Created attachment 1218887 [details] new engine.log (In reply to Tomas Jelinek from comment #4) > - you should be able to fix this by going to storage tab in webadmin, click > "manage domain", than in "advanced" set 0 for "critical space action > blocker" and hope in the best. But keep in mind that setting it to 0 is > normally not a good idea. Hi, I've reduced it to 2% before b/c the storage was just too small to have engine react on 5%. Reducing in further to 0% now does not seem to help any more, the storage is just too full at this point... Nevertheless, removing a snapshot should not require any more space, so I should be able to do it. I'm adding an update log that should include to change to 0% and what happens after it...
The fix for this issue should be included in oVirt 4.1.0 beta 1 released on December 1st.

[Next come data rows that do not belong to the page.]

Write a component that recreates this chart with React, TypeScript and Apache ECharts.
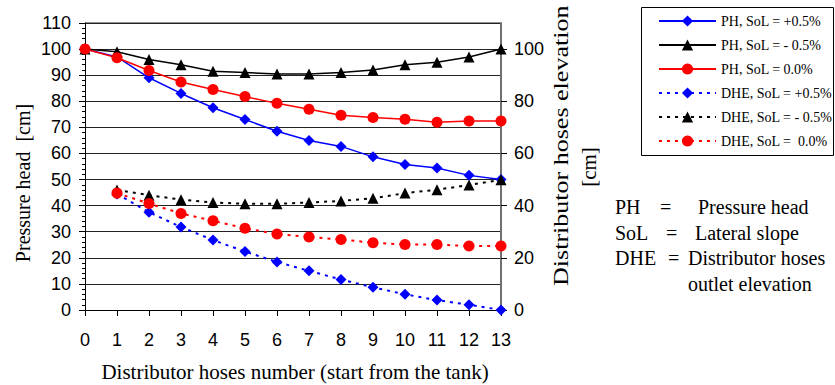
import React, { useEffect, useRef } from "react";
import * as echarts from "echarts";

const hoses = [0, 1, 2, 3, 4, 5, 6, 7, 8, 9, 10, 11, 12, 13];
const dheHoses = [1, 2, 3, 4, 5, 6, 7, 8, 9, 10, 11, 12, 13];

const phPlus = [100, 97, 89, 83, 77.5, 73, 68.5, 65, 62.7, 58.7, 55.8, 54.4, 51.6, 50];
const phMinus = [100, 99, 96, 94, 91.5, 91, 90.5, 90.5, 91, 92, 94, 95, 97, 100];
const phZero = [100, 96.7, 91.8, 87.4, 84.5, 81.8, 79.2, 76.9, 74.6, 73.8, 73.1, 72, 72.4, 72.4];

const dhePlus = [44.5, 37.5, 31.8, 26.8, 22.4, 18.4, 15, 11.7, 8.7, 6, 3.8, 2, 0];
const dheMinus = [46, 44, 42.3, 41.2, 40.7, 40.7, 41.2, 41.8, 42.8, 44.8, 46.1, 47.9, 49.9];
const dheZero = [44.8, 40.8, 37, 34.2, 31.3, 29.1, 28, 27, 25.8, 25.1, 25.1, 24.5, 24.5];

const seriesNames = [
  "PH, SoL = +0.5%",
  "PH, SoL = - 0.5%",
  "PH, SoL = 0.0%",
  "DHE, SoL = +0.5%",
  "DHE, SoL = - 0.5%",
  "DHE, SoL =  0.0%",
];

const leftTicks = [0, 10, 20, 30, 40, 50, 60, 70, 80, 90, 100, 110];

const SERIF = "Liberation Serif";
const SANS = "Liberation Sans";

const pairs = (xs: number[], ys: number[]) => xs.map((x, i) => [x, ys[i]]);

const txt = (text: string, x: number, y: number, size: number, extra: any = {}) => ({
  type: "text",
  x,
  y,
  ...extra,
  style: {
    text,
    fontFamily: SERIF,
    fontSize: size,
    fill: "#000",
    verticalAlign: "middle",
    ...(extra.style || {}),
  },
});

export default function App() {
  const ref = useRef<HTMLDivElement>(null);
  useEffect(() => {
    if (!ref.current) return;
    const chart = echarts.init(ref.current, undefined, { renderer: "svg" });
    const mk = (
      name: string,
      data: number[][],
      color: string,
      symbol: string,
      size: number,
      dotted: boolean,
      yAxisIndex: number
    ) => ({
      name,
      type: "line",
      yAxisIndex,
      data,
      symbol,
      symbolSize: size,
      itemStyle: { color },
      lineStyle: { color, width: dotted ? 2 : 1.5, type: dotted ? [3, 5] : "solid" },
      smooth: false,
    });
    chart.setOption({
      animation: false,
      backgroundColor: "#fff",
      grid: { left: 85, right: 334, top: 23, bottom: 75, containLabel: false },
      legend: {
        orient: "vertical",
        left: 653,
        top: 9,
        itemWidth: 57,
        itemHeight: 14,
        itemGap: 10,
        textStyle: { fontFamily: SERIF, fontSize: 14, color: "#000" },
        data: seriesNames,
      },
      xAxis: {
        type: "value",
        min: 0,
        max: 13,
        interval: 1,
        axisLine: { lineStyle: { color: "#000", width: 1 } },
        axisTick: { show: true, length: 6, lineStyle: { color: "#000" } },
        axisLabel: { fontFamily: SANS, fontSize: 18, color: "#000", margin: 21 },
        splitLine: { show: false },
      },
      yAxis: [
        {
          type: "value",
          min: leftTicks[0],
          max: leftTicks[leftTicks.length - 1],
          interval: 10,
          axisLine: { show: true, lineStyle: { color: "#000", width: 1 } },
          axisTick: { show: true, length: 6, lineStyle: { color: "#000" } },
          minorTick: { show: true, splitNumber: 5, length: 3, lineStyle: { color: "#000" } },
          axisLabel: { fontFamily: SANS, fontSize: 18, color: "#000", margin: 14 },
          splitLine: { show: true, lineStyle: { color: "#222", width: 1 } },
        },
        {
          type: "value",
          min: 0,
          max: 110,
          interval: 20,
          position: "right",
          axisLine: { show: true, lineStyle: { color: "#707070", width: 2 } },
          axisTick: { show: true, length: 6, lineStyle: { color: "#000" } },
          axisLabel: { fontFamily: SANS, fontSize: 18, color: "#000", margin: 13, showMaxLabel: false },
          splitLine: { show: false },
        },
      ],
      graphic: [
        {
          type: "rect",
          shape: { x: 641.5, y: 7.5, width: 192, height: 148 },
          style: { fill: "none", stroke: "#000", lineWidth: 1 },
        },
        {
          type: "line",
          shape: { x1: 85, y1: 23, x2: 501, y2: 23 },
          style: { stroke: "#707070", lineWidth: 1.5 },
        },
        txt("Pressure head  [cm]", 23, 183, 20, { rotation: Math.PI / 2, style: { align: "center" } }),
        txt("Distributor hoses elevation", 561, 286, 21, {
          rotation: Math.PI / 2,
          scaleX: 1.24,
          style: { align: "left" },
        }),
        txt("[cm]", 589, 167, 21, { rotation: Math.PI / 2, style: { align: "center" } }),
        txt("Distributor hoses number (start from the tank)", 295, 372, 21, { style: { align: "center" } }),
        txt("PH", 615, 207, 20),
        txt("=", 660, 207, 20),
        txt("Pressure head", 698, 207, 20),
        txt("SoL", 615, 233, 20),
        txt("=", 666, 233, 20),
        txt("Lateral slope", 695, 233, 20),
        txt("DHE", 615, 258, 20),
        txt("=", 668, 258, 20),
        txt("Distributor hoses", 688, 258, 20),
        txt("outlet elevation", 688, 284, 20),
      ],
      series: [
        mk(seriesNames[0], pairs(hoses, phPlus), "#0000ff", "diamond", 11, false, 0),
        mk(seriesNames[1], pairs(hoses, phMinus), "#000000", "triangle", 11, false, 0),
        mk(seriesNames[2], pairs(hoses, phZero), "#ff0000", "circle", 11, false, 0),
        mk(seriesNames[3], pairs(dheHoses, dhePlus), "#0000ff", "diamond", 11, true, 1),
        mk(seriesNames[4], pairs(dheHoses, dheMinus), "#000000", "triangle", 11, true, 1),
        mk(seriesNames[5], pairs(dheHoses, dheZero), "#ff0000", "circle", 11, true, 1),
      ],
    });
    return () => chart.dispose();
  }, []);
  return (
    <div
      ref={ref}
      style={{ position: "absolute", left: 0, top: 0, width: 835, height: 385, background: "#fff" }}
    />
  );
}
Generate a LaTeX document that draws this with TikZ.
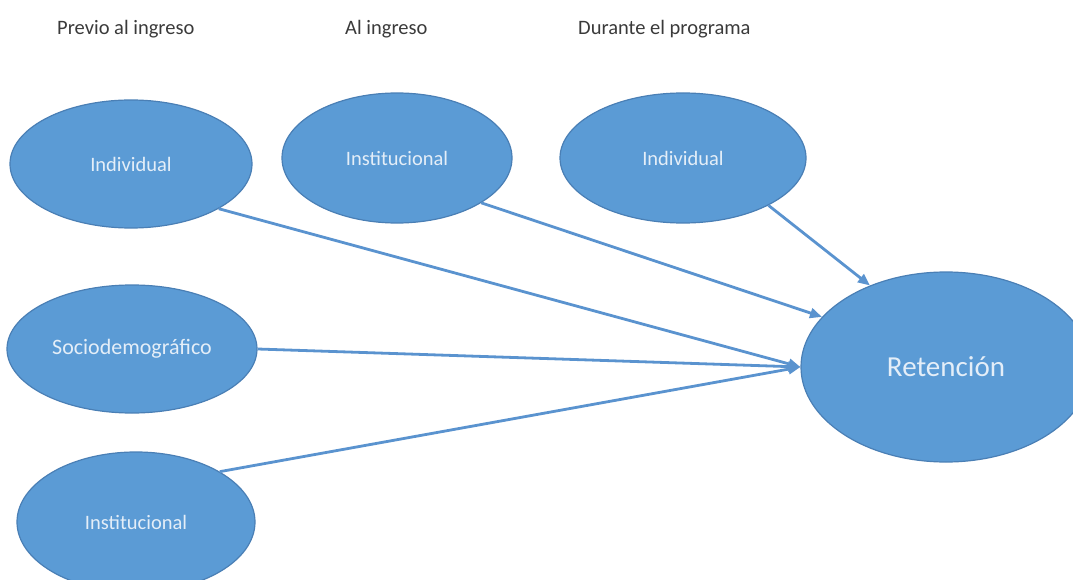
\documentclass[tikz,border=0pt]{standalone}
\usepackage{fontspec}
\setmainfont{Carlito}
\usetikzlibrary{shapes.geometric,arrows.meta}
\definecolor{ofill}{HTML}{5B9BD5}
\definecolor{oline}{HTML}{4A7FB5}
\definecolor{olabel}{HTML}{E4EEF8}
\definecolor{oarrow}{HTML}{5A93CF}
\definecolor{ohead}{HTML}{3A3A3A}
\tikzset{
  bubble/.style={ellipse, fill=ofill, draw=oline, line width=1.2pt, inner sep=0pt,
    text=olabel, font=\fontsize{20.5}{24}\selectfont},
  phase/.style={text=ohead, font=\fontsize{20.5}{24}\selectfont, inner sep=0pt, anchor=base west},
  link/.style={draw=oarrow, line width=2.8pt, -{Triangle[length=12pt,width=10pt]}}
}
\begin{document}
\begin{tikzpicture}[x=1pt,y=-1pt]
\useasboundingbox (0,0) rectangle (1073,580);
\begin{scope}
\clip (0,0) rectangle (1073,580);
\node[phase] (h1) at (57,35) {Previo al ingreso};
\node[phase] (h2) at (345,35) {Al ingreso};
\node[phase] (h3) at (578,35) {Durante el programa};

\node[bubble, minimum width=242pt, minimum height=128pt] (ind1) at (131,164) {Individual};
\node[bubble, minimum width=230pt, minimum height=130pt] (inst1) at (397,158) {Institucional};
\node[bubble, minimum width=246pt, minimum height=130pt] (ind2) at (683,158) {Individual};
\node[bubble, minimum width=250pt, minimum height=128pt, font=\fontsize{22}{26}\selectfont] (socio) at (132,349) {Sociodemográfico};
\node[bubble, minimum width=238pt, minimum height=140pt] (inst2) at (136,522) {Institucional};
\node[bubble, minimum width=290pt, minimum height=190pt, font=\fontsize{29}{34}\selectfont] (ret) at (946,367) {Retención};

\draw[link] (ind1.-27) -- (ret.180);
\draw[link] (inst1.-28) -- (ret.158);
\draw[link] (ind2.-29) -- (ret.133);
\draw[link] (socio.0) -- (ret.180);
\draw[link] (inst2.31) -- (ret.180);
\end{scope}
\end{tikzpicture}
\end{document}
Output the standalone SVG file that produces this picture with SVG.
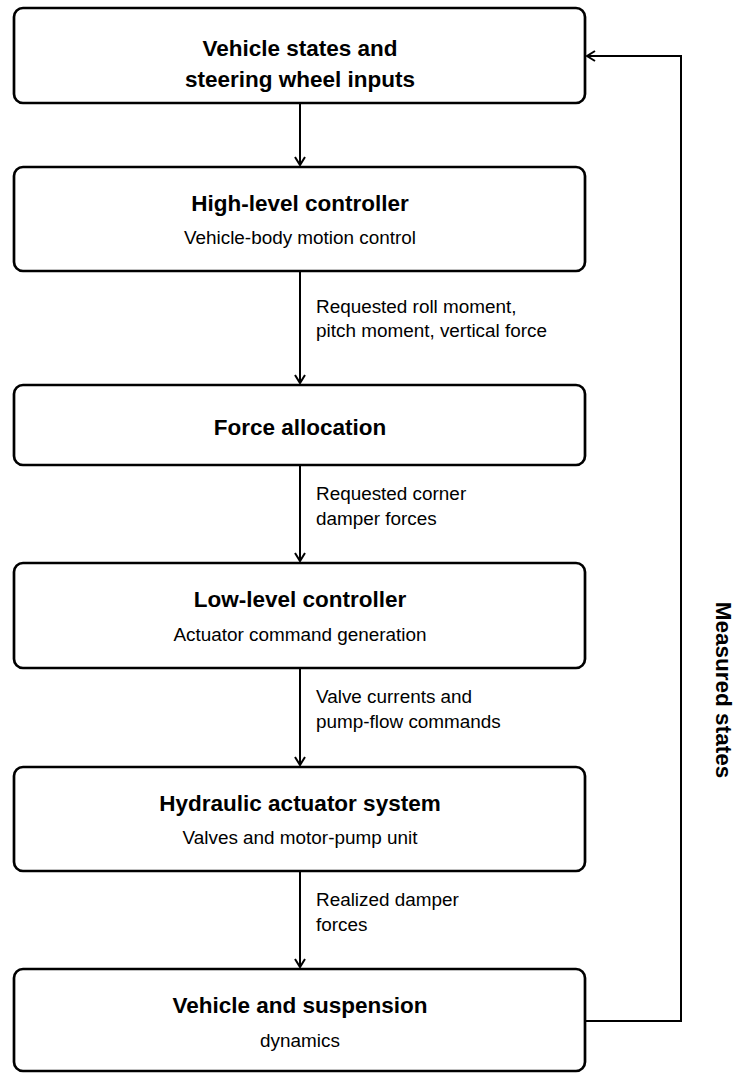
<svg xmlns="http://www.w3.org/2000/svg" width="735" height="1073" viewBox="0 0 735 1073">
<defs>
<style>
.box{fill:#fff;stroke:#000;stroke-width:2.7}
.t{font-family:"Liberation Sans",Arial,sans-serif;font-weight:bold;font-size:22.5px;text-anchor:middle;fill:#000}
.s{font-family:"Liberation Sans",Arial,sans-serif;font-size:18.9px;text-anchor:middle;fill:#000}
.l{font-family:"Liberation Sans",Arial,sans-serif;font-size:18.9px;fill:#000}
.c{fill:none;stroke:#000;stroke-width:2}
</style>
<marker id="ah" viewBox="0 0 12 12" refX="10" refY="6" markerWidth="12" markerHeight="12" markerUnits="userSpaceOnUse" orient="auto">
<path d="M2,1 L10,6 L2,11" fill="none" stroke="#000" stroke-width="2"/>
</marker>
</defs>
<rect width="735" height="1073" fill="#fff"/>
<g id="connectors">
<line class="c" x1="300" y1="103" x2="300" y2="165" marker-end="url(#ah)"/>
<line class="c" x1="300" y1="271" x2="300" y2="383" marker-end="url(#ah)"/>
<line class="c" x1="300" y1="465" x2="300" y2="561" marker-end="url(#ah)"/>
<line class="c" x1="300" y1="668" x2="300" y2="765" marker-end="url(#ah)"/>
<line class="c" x1="300" y1="871" x2="300" y2="967" marker-end="url(#ah)"/>
<path class="c" d="M586,1021 H681 V56 H587" marker-end="url(#ah)"/>
<text class="l" x="316" y="313">Requested roll moment,</text>
<text class="l" x="316" y="337">pitch moment, vertical force</text>
<text class="l" x="316" y="500">Requested corner</text>
<text class="l" x="316" y="525">damper forces</text>
<text class="l" x="316" y="703">Valve currents and</text>
<text class="l" x="316" y="728">pump-flow commands</text>
<text class="l" x="316" y="906">Realized damper</text>
<text class="l" x="316" y="931">forces</text>
<text class="t" transform="translate(716,690) rotate(90)" x="0" y="0">Measured states</text>
</g>
<g id="n1">
<rect class="box" x="14" y="8" width="571" height="95" rx="9"/>
<text class="t" x="300" y="56">Vehicle states and</text>
<text class="t" x="300" y="87">steering wheel inputs</text>
</g>
<g id="n2">
<rect class="box" x="14" y="167" width="571" height="104" rx="9"/>
<text class="t" x="300" y="211">High-level controller</text>
<text class="s" x="300" y="244">Vehicle-body motion control</text>
</g>
<g id="n3">
<rect class="box" x="14" y="385" width="571" height="80" rx="9"/>
<text class="t" x="300" y="435">Force allocation</text>
</g>
<g id="n4">
<rect class="box" x="14" y="563" width="571" height="105" rx="9"/>
<text class="t" x="300" y="607">Low-level controller</text>
<text class="s" x="300" y="641">Actuator command generation</text>
</g>
<g id="n5">
<rect class="box" x="14" y="767" width="571" height="104" rx="9"/>
<text class="t" x="300" y="811">Hydraulic actuator system</text>
<text class="s" x="300" y="844">Valves and motor-pump unit</text>
</g>
<g id="n6">
<rect class="box" x="14" y="969" width="571" height="102" rx="9"/>
<text class="t" x="300" y="1013">Vehicle and suspension</text>
<text class="s" x="300" y="1047">dynamics</text>
</g>
</svg>
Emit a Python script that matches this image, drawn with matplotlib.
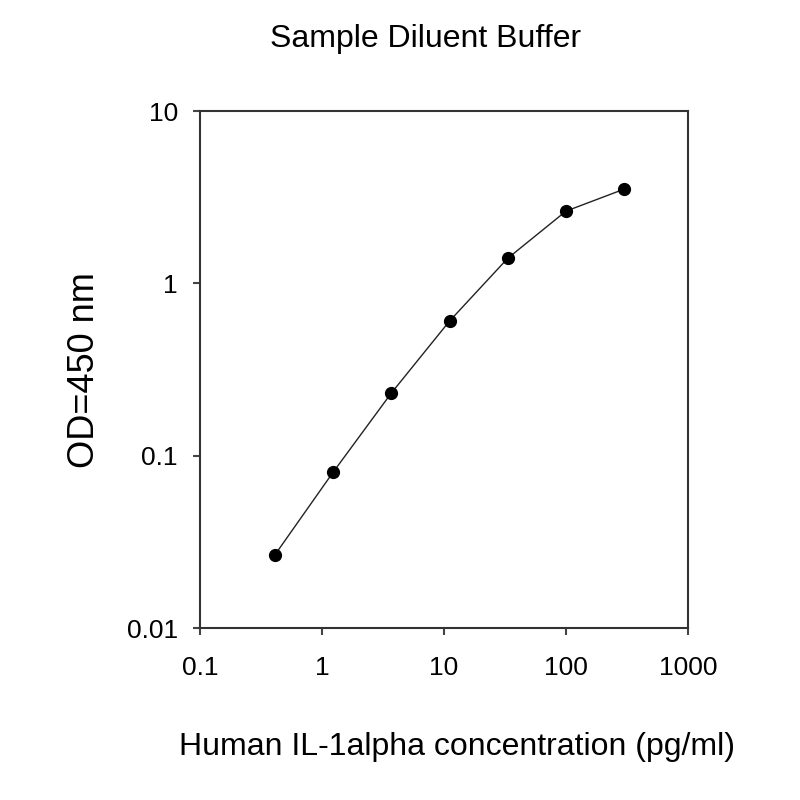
import numpy as np
import matplotlib
matplotlib.use("Agg")
import matplotlib.pyplot as plt
from matplotlib.ticker import FixedLocator, FixedFormatter, NullLocator

# data
conc = [0.41, 1.23, 3.7, 11.1, 33.3, 100, 300]
od = [0.0265, 0.080, 0.231, 0.605, 1.40, 2.63, 3.53]

x_ticks = [0.1, 1, 10, 100, 1000]
x_labels = ["0.1", "1", "10", "100", "1000"]
y_ticks = [0.01, 0.1, 1, 10]
y_labels = ["0.01", "0.1", "1", "10"]

plt.rcParams['font.family'] = ['Liberation Sans', 'DejaVu Sans']

fig = plt.figure(figsize=(8, 8), dpi=100)
ax = fig.add_axes([0.25, 0.215, 0.61, 0.646])

ax.plot(conc, od, "-", color="#222222", linewidth=1.0)
ax.plot(conc, od, "o", color="black", markersize=8.5)

ax.set_xscale("log")
ax.set_yscale("log")
ax.set_xlim(0.1, 1000)
ax.set_ylim(0.01, 10)

ax.xaxis.set_major_locator(FixedLocator(x_ticks))
ax.xaxis.set_major_formatter(FixedFormatter(x_labels))
ax.xaxis.set_minor_locator(NullLocator())
ax.yaxis.set_major_locator(FixedLocator(y_ticks))
ax.yaxis.set_major_formatter(FixedFormatter(y_labels))
ax.yaxis.set_minor_locator(NullLocator())

for s in ax.spines.values():
    s.set_color("#333333")
    s.set_linewidth(1.5)
ax.tick_params(direction="out", length=5, width=1.5, color="#444444",
               labelsize=19)
ax.tick_params(axis="x", pad=15)
ax.tick_params(axis="y", pad=11)

ax.set_xlabel("Human IL-1alpha concentration (pg/ml)", fontsize=23)
ax.xaxis.set_label_coords(0.527, -0.202)
ax.set_ylabel("OD=450 nm", fontsize=26, labelpad=18)
ax.set_title("Sample Diluent Buffer", fontsize=23, pad=46, x=0.463)

fig.savefig("out.png", dpi=100)
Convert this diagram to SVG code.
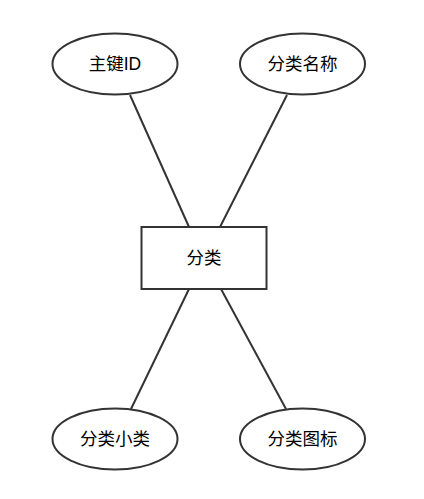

If not included please move back to modified.
verified at build 4.1.0-0.2.master.20161210231201.git26a385e.el7.centos Scenario : 1) small storage domain (3GB available storage)+ Critical Space Action Blocker (GB) = 0 . 2) created stateless VM from template (1G size) with thin provisioned disk 3) written 5GB to disk until VM is stateless 4) shutdown the VM I saw that stateless snapshot was restored successfully . From engine log: 2016-12-13 16:53:14,447+02 INFO [org.ovirt.engine.core.bll.ConcurrentChildCommandsExecutionCallback] (DefaultQuartzScheduler2) [d4bcc7b] Command 'RestoreAllSnapshots' id: 'ac83bc83-6228-4fc8-83d6-b0288c2bfd7a' child commands '[bc15788f-f 237-4feb-8c4d-d6bd892df2b4]' executions were completed, status 'SUCCEEDED' 2016-12-13 16:53:15,467+02 INFO [org.ovirt.engine.core.bll.snapshots.RestoreAllSnapshotsCommand] (DefaultQuartzScheduler4) [d4bcc7b] Ending command 'org.ovirt.engine.core.bll.snapshots.RestoreAllSnapshotsCommand' successfully. 2016-12-13 16:53:15,491+02 INFO [org.ovirt.engine.core.bll.snapshots.RestoreFromSnapshotCommand] (DefaultQuartzScheduler4) [d4bcc7b] Ending command 'org.ovirt.engine.core.bll.snapshots.RestoreFromSnapshotCommand' successfully.